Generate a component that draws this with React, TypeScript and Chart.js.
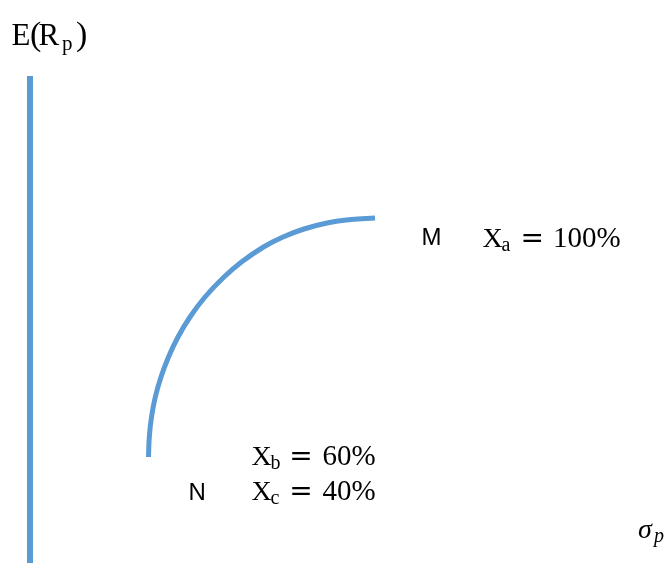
import React, { useEffect, useRef } from "react";
import { Chart, registerables } from "chart.js";

Chart.register(...registerables);

// Efficient frontier between N (X_b = 60%, X_c = 40%) and M (X_a = 100%)
const frontierSigma = [
  5.925, 5.965, 6.075, 6.265, 6.55, 6.925, 7.4, 8.0, 8.75, 9.7, 10.575, 11.675,
  12.65, 13.7, 14.85, 16.05, 17.25,
];
const frontierReturn = [
  5.3, 6.3, 7.3, 8.3, 9.3, 10.3, 11.3, 12.3, 13.3, 14.3, 15.05, 15.8, 16.3,
  16.7, 17.0, 17.175, 17.25,
];

// Vertical E(Rp) axis drawn at sigma = 0
const axisReturn = [0, 24.35];

const sigmaRange = [-1.5, 31.8];
const returnRange = [0, 28.15];

const BLUE = "#5B9BD5";
const SERIF = '"Liberation Serif", "Times New Roman", serif';
const SANS = '"Liberation Sans", Arial, sans-serif';
const EQ_FONT = '28px "DejaVu Serif", serif';

type Piece = {
  t: string;
  x: number;
  y: number;
  font: string;
  align?: CanvasTextAlign;
};

const labelPieces: Piece[] = [
  // E(Rp)
  { t: "E", x: 11.5, y: 45, font: `31px ${SERIF}` },
  { t: "(", x: 30, y: 45, font: `34px ${SERIF}` },
  { t: "R", x: 38.5, y: 45, font: `31px ${SERIF}` },
  { t: "p", x: 62, y: 49.5, font: `21px ${SERIF}` },
  { t: ")", x: 76, y: 45, font: `34px ${SERIF}` },
  // M  Xa = 100%
  { t: "M", x: 421.5, y: 245, font: `24px ${SANS}` },
  { t: "X", x: 482.5, y: 247, font: `28px ${SERIF}` },
  { t: "a", x: 501.5, y: 250.5, font: `20px ${SERIF}` },
  { t: "=", x: 532.3, y: 247, font: EQ_FONT, align: "center" },
  { t: "100%", x: 553, y: 247, font: `29px ${SERIF}` },
  // Xb = 60%
  { t: "X", x: 251.5, y: 465, font: `28px ${SERIF}` },
  { t: "b", x: 270.5, y: 468.5, font: `20px ${SERIF}` },
  { t: "=", x: 301, y: 465, font: EQ_FONT, align: "center" },
  { t: "60%", x: 322.5, y: 465, font: `29px ${SERIF}` },
  // N  Xc = 40%
  { t: "N", x: 188.5, y: 500, font: `24px ${SANS}` },
  { t: "X", x: 251.5, y: 500, font: `28px ${SERIF}` },
  { t: "c", x: 270.5, y: 503.5, font: `20px ${SERIF}` },
  { t: "=", x: 301, y: 500, font: EQ_FONT, align: "center" },
  { t: "40%", x: 322.5, y: 500, font: `29px ${SERIF}` },
  // sigma_p
  { t: "σ", x: 638, y: 538, font: `italic 28px ${SERIF}` },
  { t: "p", x: 654, y: 541.5, font: `italic 20px ${SERIF}` },
];

const labelsPlugin = {
  id: "mathLabels",
  afterDraw(chart: Chart) {
    const ctx = chart.ctx;
    ctx.save();
    ctx.fillStyle = "#000";
    ctx.textBaseline = "alphabetic";
    for (const p of labelPieces) {
      ctx.font = p.font;
      ctx.textAlign = p.align ?? "left";
      ctx.fillText(p.t, p.x, p.y);
    }
    ctx.restore();
  },
};

export default function App() {
  const canvasRef = useRef<HTMLCanvasElement | null>(null);

  useEffect(() => {
    if (!canvasRef.current) return;
    const chart = new Chart(canvasRef.current, {
      type: "scatter",
      data: {
        datasets: [
          {
            label: "E(Rp) axis",
            data: axisReturn.map((r) => ({ x: 0, y: r })),
            showLine: true,
            borderColor: BLUE,
            borderWidth: 6,
            pointRadius: 0,
            borderCapStyle: "butt",
          },
          {
            label: "Frontier",
            data: frontierSigma.map((s, i) => ({ x: s, y: frontierReturn[i] })),
            showLine: true,
            borderColor: BLUE,
            borderWidth: 5,
            pointRadius: 0,
            tension: 0.4,
            borderCapStyle: "butt",
          },
        ],
      },
      options: {
        responsive: false,
        animation: false,
        devicePixelRatio: 1,
        layout: { padding: 0 },
        scales: {
          x: { type: "linear", display: false, min: sigmaRange[0], max: sigmaRange[1] },
          y: { type: "linear", display: false, min: returnRange[0], max: returnRange[1] },
        },
        plugins: {
          legend: { display: false },
          tooltip: { enabled: false },
        },
      },
      plugins: [labelsPlugin],
    });
    return () => chart.destroy();
  }, []);

  return (
    <div
      style={{
        position: "fixed",
        left: 0,
        top: 0,
        width: 666,
        height: 563,
        background: "#fff",
      }}
    >
      <canvas ref={canvasRef} width={666} height={563} />
    </div>
  );
}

- - - -

Without the pictures, please reproduce each line of the listing above exactly, from the first one through the line bearing "Chart.register(...registerables);".

- [Finished task]
Generate a component that draws this with React, TypeScript and Chart.js.
import React, { useEffect, useRef } from "react";
import { Chart, registerables } from "chart.js";

Chart.register(...registerables);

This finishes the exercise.